• **Excerpted records**:
════════════════

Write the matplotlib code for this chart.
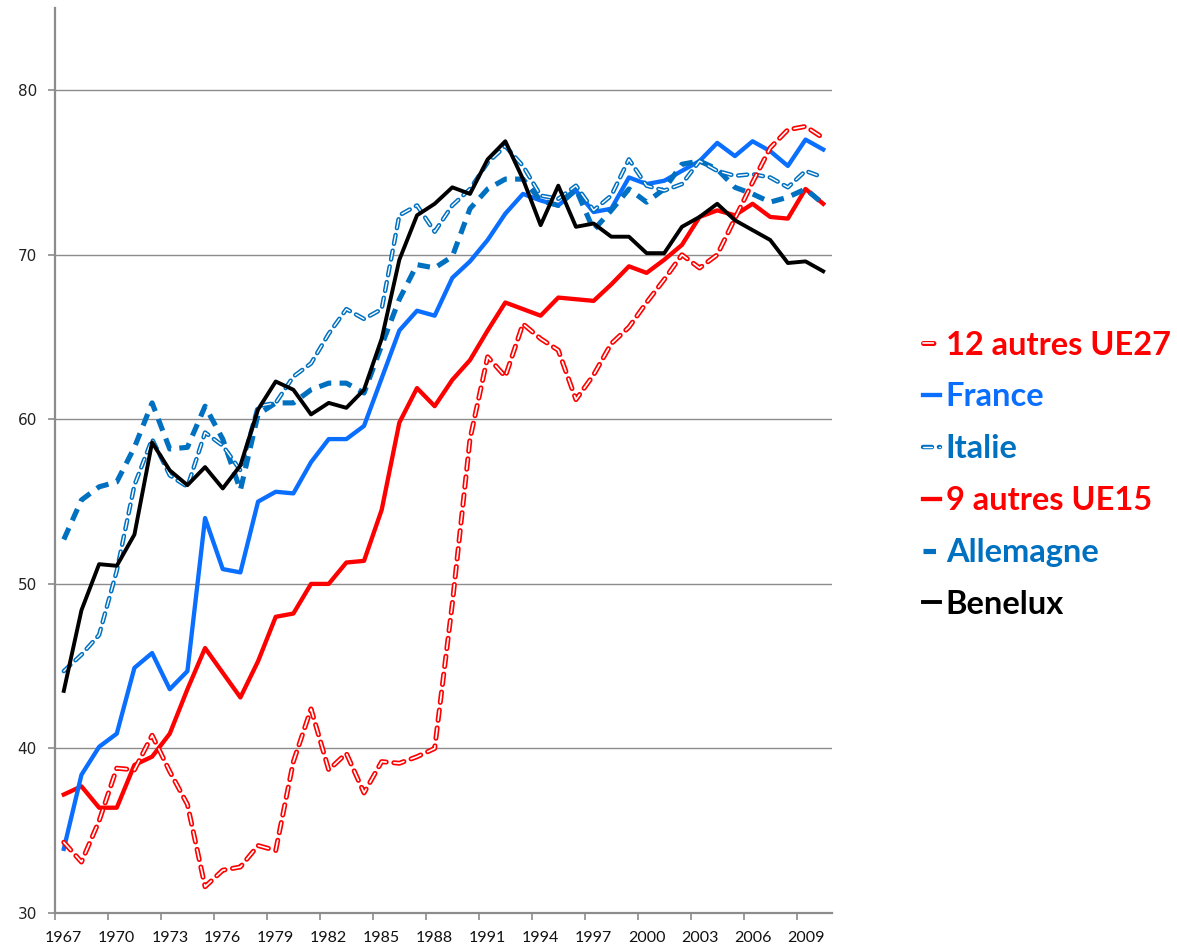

════════════════

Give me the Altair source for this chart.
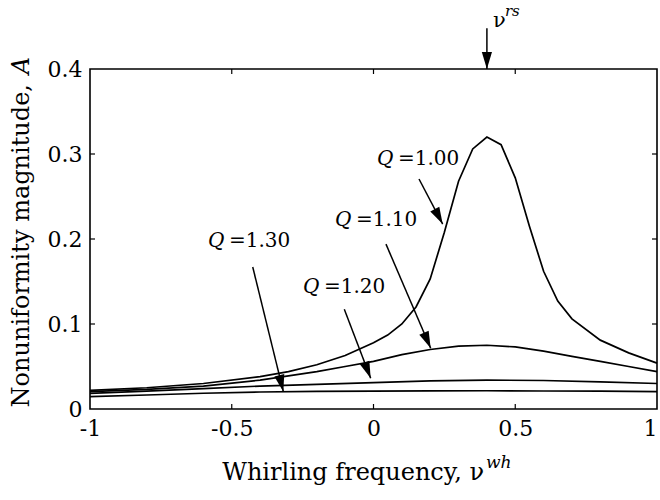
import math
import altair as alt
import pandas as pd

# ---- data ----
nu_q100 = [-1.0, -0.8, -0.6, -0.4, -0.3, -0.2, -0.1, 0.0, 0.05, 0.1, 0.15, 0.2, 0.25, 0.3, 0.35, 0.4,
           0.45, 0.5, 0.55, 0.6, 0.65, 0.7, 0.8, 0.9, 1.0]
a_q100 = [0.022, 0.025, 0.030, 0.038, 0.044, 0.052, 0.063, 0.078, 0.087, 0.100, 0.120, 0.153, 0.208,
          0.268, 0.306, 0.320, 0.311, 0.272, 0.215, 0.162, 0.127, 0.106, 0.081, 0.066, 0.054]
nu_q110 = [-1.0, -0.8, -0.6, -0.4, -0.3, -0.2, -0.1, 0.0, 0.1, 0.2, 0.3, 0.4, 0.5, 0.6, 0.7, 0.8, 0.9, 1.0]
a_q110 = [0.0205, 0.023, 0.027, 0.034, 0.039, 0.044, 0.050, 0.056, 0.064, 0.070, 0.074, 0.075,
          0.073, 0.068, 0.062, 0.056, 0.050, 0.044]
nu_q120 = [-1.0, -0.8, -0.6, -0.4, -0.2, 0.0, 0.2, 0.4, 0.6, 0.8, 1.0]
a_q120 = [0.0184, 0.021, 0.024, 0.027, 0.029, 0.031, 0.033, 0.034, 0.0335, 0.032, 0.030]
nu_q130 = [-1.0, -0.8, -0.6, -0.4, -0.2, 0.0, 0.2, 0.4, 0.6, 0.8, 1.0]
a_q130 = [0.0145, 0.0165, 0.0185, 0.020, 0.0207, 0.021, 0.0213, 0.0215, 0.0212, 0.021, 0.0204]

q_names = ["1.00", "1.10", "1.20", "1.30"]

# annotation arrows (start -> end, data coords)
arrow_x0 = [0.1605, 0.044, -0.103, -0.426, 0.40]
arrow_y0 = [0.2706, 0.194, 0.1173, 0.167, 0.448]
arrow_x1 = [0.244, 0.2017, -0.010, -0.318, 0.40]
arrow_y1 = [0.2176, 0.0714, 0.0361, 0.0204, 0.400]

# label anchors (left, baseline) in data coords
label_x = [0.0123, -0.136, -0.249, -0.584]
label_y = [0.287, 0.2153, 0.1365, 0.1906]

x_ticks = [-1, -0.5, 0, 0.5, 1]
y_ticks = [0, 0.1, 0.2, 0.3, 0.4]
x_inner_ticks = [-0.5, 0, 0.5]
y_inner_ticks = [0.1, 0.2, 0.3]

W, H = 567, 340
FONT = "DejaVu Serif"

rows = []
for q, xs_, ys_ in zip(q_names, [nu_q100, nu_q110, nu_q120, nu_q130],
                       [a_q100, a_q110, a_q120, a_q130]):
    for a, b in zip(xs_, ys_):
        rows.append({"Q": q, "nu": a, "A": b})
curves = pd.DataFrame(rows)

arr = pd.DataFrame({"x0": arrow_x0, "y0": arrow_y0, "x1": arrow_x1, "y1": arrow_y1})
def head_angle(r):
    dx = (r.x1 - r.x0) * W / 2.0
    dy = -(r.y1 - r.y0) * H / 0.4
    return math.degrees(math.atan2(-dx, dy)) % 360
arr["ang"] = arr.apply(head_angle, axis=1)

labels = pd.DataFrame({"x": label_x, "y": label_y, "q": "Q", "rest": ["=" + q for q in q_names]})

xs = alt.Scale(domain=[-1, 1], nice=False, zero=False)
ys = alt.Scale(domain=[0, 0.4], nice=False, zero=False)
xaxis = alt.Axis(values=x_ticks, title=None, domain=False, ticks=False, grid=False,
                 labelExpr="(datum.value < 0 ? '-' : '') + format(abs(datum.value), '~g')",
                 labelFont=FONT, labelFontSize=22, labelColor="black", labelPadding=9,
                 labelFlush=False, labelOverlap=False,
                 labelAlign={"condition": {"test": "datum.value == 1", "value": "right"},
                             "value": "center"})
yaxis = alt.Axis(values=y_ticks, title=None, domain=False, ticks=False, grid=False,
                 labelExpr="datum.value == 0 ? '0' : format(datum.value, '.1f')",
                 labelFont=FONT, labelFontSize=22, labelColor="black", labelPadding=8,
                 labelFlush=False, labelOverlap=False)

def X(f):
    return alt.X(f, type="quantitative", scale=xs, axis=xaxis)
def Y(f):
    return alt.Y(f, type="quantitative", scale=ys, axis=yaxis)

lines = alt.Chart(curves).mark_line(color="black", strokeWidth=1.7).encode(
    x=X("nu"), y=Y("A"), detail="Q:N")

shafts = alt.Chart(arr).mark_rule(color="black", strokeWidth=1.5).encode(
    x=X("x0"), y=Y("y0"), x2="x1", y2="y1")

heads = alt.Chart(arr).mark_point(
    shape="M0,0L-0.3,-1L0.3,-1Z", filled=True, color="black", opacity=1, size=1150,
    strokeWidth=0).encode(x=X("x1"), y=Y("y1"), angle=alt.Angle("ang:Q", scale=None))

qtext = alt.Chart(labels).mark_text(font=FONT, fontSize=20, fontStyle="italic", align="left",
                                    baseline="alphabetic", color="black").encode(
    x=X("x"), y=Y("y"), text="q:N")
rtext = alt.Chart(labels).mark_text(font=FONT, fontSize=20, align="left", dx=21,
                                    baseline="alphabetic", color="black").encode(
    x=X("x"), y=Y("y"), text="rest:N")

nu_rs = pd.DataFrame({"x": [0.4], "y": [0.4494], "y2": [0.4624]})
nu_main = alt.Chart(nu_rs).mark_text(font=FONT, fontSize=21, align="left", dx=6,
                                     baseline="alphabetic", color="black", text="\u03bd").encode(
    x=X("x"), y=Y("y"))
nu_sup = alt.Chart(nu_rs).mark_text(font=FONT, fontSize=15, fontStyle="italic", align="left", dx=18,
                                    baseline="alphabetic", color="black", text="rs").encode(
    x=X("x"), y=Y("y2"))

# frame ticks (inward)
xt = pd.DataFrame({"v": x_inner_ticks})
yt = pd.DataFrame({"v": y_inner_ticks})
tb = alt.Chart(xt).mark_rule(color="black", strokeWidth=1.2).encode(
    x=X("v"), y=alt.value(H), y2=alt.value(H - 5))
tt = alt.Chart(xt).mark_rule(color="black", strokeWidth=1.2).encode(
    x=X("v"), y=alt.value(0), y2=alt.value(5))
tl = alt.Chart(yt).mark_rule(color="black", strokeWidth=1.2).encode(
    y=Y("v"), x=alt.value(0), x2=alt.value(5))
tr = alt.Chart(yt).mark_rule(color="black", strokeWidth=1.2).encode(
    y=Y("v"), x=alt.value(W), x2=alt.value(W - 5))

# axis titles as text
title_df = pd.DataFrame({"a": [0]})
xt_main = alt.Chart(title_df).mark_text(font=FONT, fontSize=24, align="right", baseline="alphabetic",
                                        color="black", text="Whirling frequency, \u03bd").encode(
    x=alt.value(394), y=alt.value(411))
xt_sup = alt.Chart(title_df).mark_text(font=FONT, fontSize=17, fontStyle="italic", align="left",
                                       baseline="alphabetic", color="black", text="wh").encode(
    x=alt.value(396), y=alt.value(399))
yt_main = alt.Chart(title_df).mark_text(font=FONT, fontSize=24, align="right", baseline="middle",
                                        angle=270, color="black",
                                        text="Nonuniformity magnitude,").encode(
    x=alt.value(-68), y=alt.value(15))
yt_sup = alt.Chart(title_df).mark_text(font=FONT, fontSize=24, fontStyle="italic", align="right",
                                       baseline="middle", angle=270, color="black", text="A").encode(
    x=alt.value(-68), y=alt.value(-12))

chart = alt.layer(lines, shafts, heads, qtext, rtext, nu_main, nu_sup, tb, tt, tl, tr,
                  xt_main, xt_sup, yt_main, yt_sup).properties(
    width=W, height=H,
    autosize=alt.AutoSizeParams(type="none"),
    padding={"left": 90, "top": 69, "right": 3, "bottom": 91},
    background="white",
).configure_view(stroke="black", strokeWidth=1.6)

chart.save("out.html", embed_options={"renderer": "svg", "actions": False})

════════════════

• **Task brief**:
Do not copy any pictures. Retype exactly the stretch from the line with "Give me the Altair source for this chart." through the line with "arrow_y1 = [0.2176, 0.0714, 0.0361, 0.0204, 0.400]".

• **Solution below**:
Give me the Altair source for this chart.
import math
import altair as alt
import pandas as pd

# ---- data ----
nu_q100 = [-1.0, -0.8, -0.6, -0.4, -0.3, -0.2, -0.1, 0.0, 0.05, 0.1, 0.15, 0.2, 0.25, 0.3, 0.35, 0.4,
           0.45, 0.5, 0.55, 0.6, 0.65, 0.7, 0.8, 0.9, 1.0]
a_q100 = [0.022, 0.025, 0.030, 0.038, 0.044, 0.052, 0.063, 0.078, 0.087, 0.100, 0.120, 0.153, 0.208,
          0.268, 0.306, 0.320, 0.311, 0.272, 0.215, 0.162, 0.127, 0.106, 0.081, 0.066, 0.054]
nu_q110 = [-1.0, -0.8, -0.6, -0.4, -0.3, -0.2, -0.1, 0.0, 0.1, 0.2, 0.3, 0.4, 0.5, 0.6, 0.7, 0.8, 0.9, 1.0]
a_q110 = [0.0205, 0.023, 0.027, 0.034, 0.039, 0.044, 0.050, 0.056, 0.064, 0.070, 0.074, 0.075,
          0.073, 0.068, 0.062, 0.056, 0.050, 0.044]
nu_q120 = [-1.0, -0.8, -0.6, -0.4, -0.2, 0.0, 0.2, 0.4, 0.6, 0.8, 1.0]
a_q120 = [0.0184, 0.021, 0.024, 0.027, 0.029, 0.031, 0.033, 0.034, 0.0335, 0.032, 0.030]
nu_q130 = [-1.0, -0.8, -0.6, -0.4, -0.2, 0.0, 0.2, 0.4, 0.6, 0.8, 1.0]
a_q130 = [0.0145, 0.0165, 0.0185, 0.020, 0.0207, 0.021, 0.0213, 0.0215, 0.0212, 0.021, 0.0204]

q_names = ["1.00", "1.10", "1.20", "1.30"]

# annotation arrows (start -> end, data coords)
arrow_x0 = [0.1605, 0.044, -0.103, -0.426, 0.40]
arrow_y0 = [0.2706, 0.194, 0.1173, 0.167, 0.448]
arrow_x1 = [0.244, 0.2017, -0.010, -0.318, 0.40]
arrow_y1 = [0.2176, 0.0714, 0.0361, 0.0204, 0.400]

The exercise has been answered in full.